Roanoke Times Copyright (c) 1995, Landmark Communications, Inc. DATE: TUESDAY, August 17, 1993 TAG: 9308170042 SECTION: BUSINESS PAGE: B6 EDITION: METRO SOURCE: Associated Press DATELINE: WASHINGTON LENGTH: Medium
Most analysts think the Federal Open Market Committee, the Fed's monetary policy arm, will opt to keep short-term interest rates unchanged, as they have been for nearly a year.
"They're going to do absolutely nothing. Greenspan talked tough [last month], but at the time economic activity looked a little firmer than it does now and there was evidence that prices were on an upward trajectory," said economist Samuel D. Kahan of Fuji Securities Inc. in Chicago.

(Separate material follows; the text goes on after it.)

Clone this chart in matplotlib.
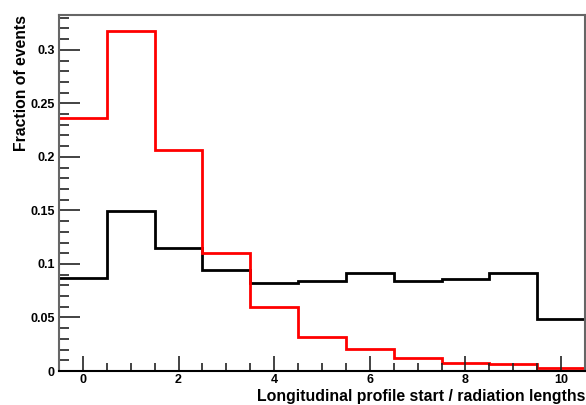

"Since then the economy has been mixed and the inflation news has been super good," Kahan said.
In two appearances before congressional committees, Greenspan warned, much more bluntly than usual, that the central bank would not hesitate to use higher interest rates to dampen inflation.
"At some point rates are going to have to move up," he said.
After he spoke, economists said they wouldn't be surprised if the Fed acted sometime after Oct. 1. But now, after examining the latest data on economic growth and prices, many think Fed action won't come until early next year.
"I don't think there's any reason for the Fed to raise rates. The economy is growing, but at a very slow rate. Inflation is a non-event," said economist Mark Zandi of Regional Financial Associates of West Chester, Pa. "I think probably the next move will be the spring of '94."
Since Greenspan's stern warning, several developments have argued for delaying any increase in the key short-term rate set by the Fed, the rate charged on overnight loans between banks. Known as the federal funds rate, it's been at 3 percent since last September.
Economic growth has been weaker than predicted. After Greenspan testified, the Commerce Department reported that the annual growth rate for the April-June quarter was a smaller-than-expected 1.6 percent.
And the early signs are that growth in the third quarter, while a bit better, will remain subdued.
The open market committee is composed of the seven members of the Federal Reserve Board and the presidents of the Fed's 12 regional banks, who rotate five votes among themselves.
The committee meets privately eight times a year to determine the course of monetary policy. The minutes of the meetings are released publicly with a six-week lag.
At the last meeting in which the committee's action is known, in May, it voted to bias its policy in favor of raising rates, but never followed through. Some analysts think the committee will maintain that bias this time, but others think it may shift back to a neutral stance, equally ready to raise or lower rates as conditions warrant.